We refer to the coordinates of $J$ as “alive”, and refer to the coordinates of $\overline{J}$ as fixed. We will often be interested in random restrictions of a function $f$ . By that, we mean that the set $J$ is chosen randomly by including in it each $i\in[n]$ independently with some probability (which is specified), and $z\in{\left\{0,1\right\}}^{\overline{J}}$ is chosen uniformly.
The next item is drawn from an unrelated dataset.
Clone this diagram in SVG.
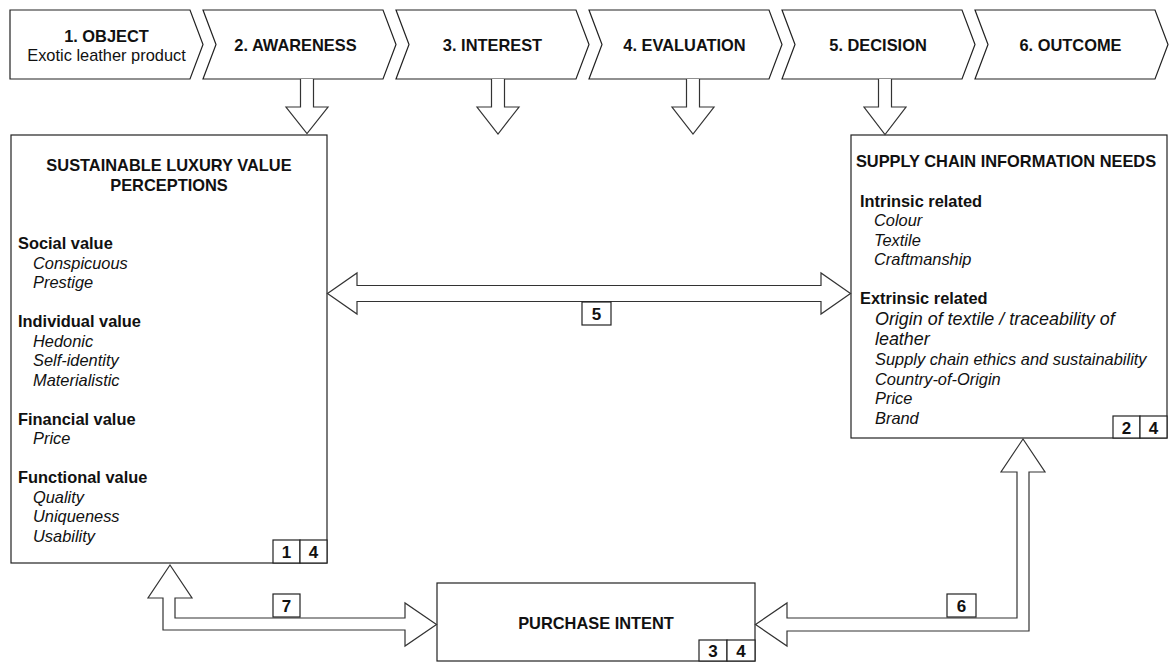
<svg xmlns="http://www.w3.org/2000/svg" width="1169" height="662" viewBox="0 0 1169 662">
  <style>
    .shape { fill: #ffffff; stroke: #222222; stroke-width: 1.2; }
    .arrow { fill: #ffffff; stroke: #333333; stroke-width: 1.2; stroke-linejoin: miter; }
    text { font-family: "Liberation Sans", Arial, Helvetica, sans-serif; fill: #111111; font-size: 16.4px; }
    .b { font-weight: bold; }
    .i { font-style: italic; }
    .c { text-anchor: middle; }
    .cell { font-weight: bold; text-anchor: middle; font-size: 17px; }
  </style>

  <rect x="0" y="0" width="1169" height="662" fill="#ffffff"/>

  <!-- Process steps -->
  <g id="step1">
    <path class="shape" d="M10,10 L190,10 L203,44.5 L190,79 L10,79 Z"/>
    <text class="b c" x="106.5" y="41.5">1. OBJECT</text>
    <text class="c" x="106.5" y="60.5">Exotic leather product</text>
  </g>
  <g id="step2">
    <path class="shape" d="M203,10 L383,10 L396,44.5 L383,79 L203,79 L216,44.5 Z"/>
    <text class="b c" x="295.5" y="50.5">2. AWARENESS</text>
  </g>
  <g id="step3">
    <path class="shape" d="M396,10 L576,10 L589,44.5 L576,79 L396,79 L409,44.5 Z"/>
    <text class="b c" x="492.5" y="50.5">3. INTEREST</text>
  </g>
  <g id="step4">
    <path class="shape" d="M589,10 L769,10 L782,44.5 L769,79 L589,79 L602,44.5 Z"/>
    <text class="b c" x="684.5" y="50.5">4. EVALUATION</text>
  </g>
  <g id="step5">
    <path class="shape" d="M782,10 L962,10 L975,44.5 L962,79 L782,79 L795,44.5 Z"/>
    <text class="b c" x="878" y="50.5">5. DECISION</text>
  </g>
  <g id="step6">
    <path class="shape" d="M975,10 L1155,10 L1168,44.5 L1155,79 L975,79 L988,44.5 Z"/>
    <text class="b c" x="1070.5" y="50.5">6. OUTCOME</text>
  </g>

  <!-- Value perceptions -->
  <g id="value-perceptions">
    <rect class="shape" x="11" y="135" width="316" height="428"/>
    <text class="b c" x="169" y="171">SUSTAINABLE LUXURY VALUE</text>
    <text class="b c" x="169" y="190.5">PERCEPTIONS</text>
    <text class="b" x="18" y="249">Social value</text>
    <text class="i" x="33" y="268.5">Conspicuous</text>
    <text class="i" x="33" y="288">Prestige</text>
    <text class="b" x="18" y="327">Individual value</text>
    <text class="i" x="33" y="346.5">Hedonic</text>
    <text class="i" x="33" y="366">Self-identity</text>
    <text class="i" x="33" y="385.5">Materialistic</text>
    <text class="b" x="18" y="424.5">Financial value</text>
    <text class="i" x="33" y="444">Price</text>
    <text class="b" x="18" y="483">Functional value</text>
    <text class="i" x="33" y="502.5">Quality</text>
    <text class="i" x="33" y="522">Uniqueness</text>
    <text class="i" x="33" y="541.5">Usability</text>
    <rect class="shape" x="273" y="540" width="27" height="23"/>
    <rect class="shape" x="300" y="540" width="27" height="23"/>
    <text class="cell" x="286.5" y="558">1</text>
    <text class="cell" x="313.5" y="558">4</text>
  </g>

  <!-- Information needs -->
  <g id="information-needs">
    <rect class="shape" x="851" y="135" width="316" height="303"/>
    <text class="b c" x="1006" y="166.5">SUPPLY CHAIN INFORMATION NEEDS</text>
    <text class="b" x="860" y="206.5">Intrinsic related</text>
    <text class="i" x="874" y="226">Colour</text>
    <text class="i" x="874" y="245.5">Textile</text>
    <text class="i" x="874" y="265">Craftmanship</text>
    <text class="b" x="860" y="304">Extrinsic related</text>
    <text class="i" x="875" y="324.5" style="font-size:17.9px">Origin of textile / traceability of</text>
    <text class="i" x="875" y="345" style="font-size:17.9px">leather</text>
    <text class="i" x="875" y="365">Supply chain ethics and sustainability</text>
    <text class="i" x="875" y="384.5">Country-of-Origin</text>
    <text class="i" x="875" y="404">Price</text>
    <text class="i" x="875" y="423.5">Brand</text>
    <rect class="shape" x="1113" y="416" width="27" height="22"/>
    <rect class="shape" x="1140" y="416" width="27" height="22"/>
    <text class="cell" x="1126.5" y="433.5">2</text>
    <text class="cell" x="1153.5" y="433.5">4</text>
  </g>

  <!-- Purchase intent -->
  <g id="purchase-intent">
    <rect class="shape" x="437" y="583" width="318" height="78"/>
    <text class="b c" x="596" y="629">PURCHASE INTENT</text>
    <rect class="shape" x="699" y="640" width="28" height="21"/>
    <rect class="shape" x="727" y="640" width="28" height="21"/>
    <text class="cell" x="713" y="657">3</text>
    <text class="cell" x="741" y="657">4</text>
  </g>

  <!-- Connectors -->
  <g id="connectors">
    <path class="arrow" d="M300.5,79 L300.5,107 L286,107 L307,133.5 L328,107 L313.5,107 L313.5,79"/>
    <path class="arrow" d="M491.5,79 L491.5,107 L477,107 L498,134 L519,107 L504.5,107 L504.5,79"/>
    <path class="arrow" d="M686.5,79 L686.5,107 L672,107 L693,134 L714,107 L699.5,107 L699.5,79"/>
    <path class="arrow" d="M878.5,79 L878.5,107 L864,107 L885,134.5 L906,107 L891.5,107 L891.5,79"/>

    <path class="arrow" d="M327.5,293.5 L357,273 L357,285.5 L821,285.5 L821,273 L850.5,293.5 L821,314 L821,301.5 L357,301.5 L357,314 Z"/>

    <path class="arrow" d="M170,565 L192,598 L175,598 L175,618 L405,618 L405,603 L436.5,624.5 L405,646 L405,630 L163,630 L163,598 L148,598 Z"/>

    <path class="arrow" d="M1023,439 L1045,472 L1029,472 L1029,631 L787,631 L787,646 L755.5,624.5 L787,603 L787,618 L1017,618 L1017,472 L1001,472 Z"/>

    <rect class="shape" x="582" y="302" width="29" height="23"/>
    <text class="cell" x="596.5" y="320">5</text>
    <rect class="shape" x="273" y="594" width="27" height="23"/>
    <text class="cell" x="286.5" y="612">7</text>
    <rect class="shape" x="947" y="594" width="29" height="23"/>
    <text class="cell" x="961.5" y="612">6</text>
  </g>
</svg>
We have the following fact, which establishes a relation between the approximate level $d$ weight of $f$ and the level $1$ weight of a random restriction of $f$ in which each $i\in[n]$ is included in $J$ with probability $\frac{1}{2d}$ (see [KKO18, Fact 4.1] and [KKK⁺, Section 3.1]).

Fact 2.4.

Let $f\colon{\left\{0,1\right\}}^{n}\to\mathbb{R}$ and $d\in\mathbb{N}$ , let $(J,z)$ be a random restriction where each $j\in[n]$ is included in $J$ with probability $\frac{1}{2d}$ , and $z\in{\left\{0,1\right\}}^{\bar{J}}$ is chosen uniformly. Then ${\mathop{\mathbb{E}}_{J,z}\left[{W_{=1}[f_{\bar{J}\rightarrow z}]}\right]}\gtrsim W_{\approx d}[f]$ .

Proof.

For a fixed $J$ and $T\subseteq J$ , we have that $\widehat{f_{\bar{J}\rightarrow z}}(T)=\sum\limits_{S\subseteq\bar{J}}\widehat{f}(T\cup S)\chi_{S}(z)$ . Thus,

{\mathop{\mathbb{E}}_{J,z}\left[{W_{=1}[f_{\bar{J}\rightarrow z}]}\right]}={\mathop{\mathbb{E}}_{J}\left[{{\mathop{\mathbb{E}}_{z}\left[{\sum\limits_{j\in J}\left(\sum\limits_{S\subseteq\bar{J}}\widehat{f}(S\cup{\left\{j\right\}})\chi_{S}(z)\right)^{2}}\right]}}\right]}={\mathop{\mathbb{E}}_{J}\left[{\sum\limits_{j\in J}\sum\limits_{S\subseteq\bar{J}}\widehat{f}(S\cup{\left\{j\right\}})^{2}}\right]},

where the last transition follows by pushing the expectation over $z$ inside and using Parseval’s equality. It follows that

{\mathop{\mathbb{E}}_{J,z}\left[{W_{=1}[f_{\bar{J}\rightarrow z}]}\right]}={\mathop{\mathbb{E}}_{J}\left[{\sum\limits_{T}\widehat{f}(T)^{2}1_{\left|{T\cap J}\right|=1}}\right]}=\sum\limits_{T}\widehat{f}(T)^{2}{\Pr_{J}\left[{\left|{T\cap J}\right|=1}\right]},

and as ${\Pr_{J}\left[{\left|{T\cap J}\right|=1}\right]}\gtrsim 1$ for all $T$ whose size is between $d$ and $2d$ and the rest of the summands are all non-negative, the proof is concluded. ∎

2.3 Bonami’s Lemma

The degree of a function $f\colon{\left\{0,1\right\}}^{n}\to\mathbb{R}$ is defined as ${\sf deg}(f)=\max\left\{\left.\left|{S}\right|\;\right|\widehat{f}(S)\neq 0\right\}$ . We will need the following consequence of the Bonami-Beckner-Gross hypercontractive inequality [Bec75, Bon70, Gro75] (see also [O’D14]), showing that the $4$ -norm of a low-degree function $f$ is comparable to its $2$ -norm.

Theorem 2.5.

Let $f\colon{\left\{0,1\right\}}^{n}\to\mathbb{R}$ be a function of degree at most $d$ . Then $\|f\|_{4}\leqslant\sqrt{3}^{d}\|f\|_{2}$ .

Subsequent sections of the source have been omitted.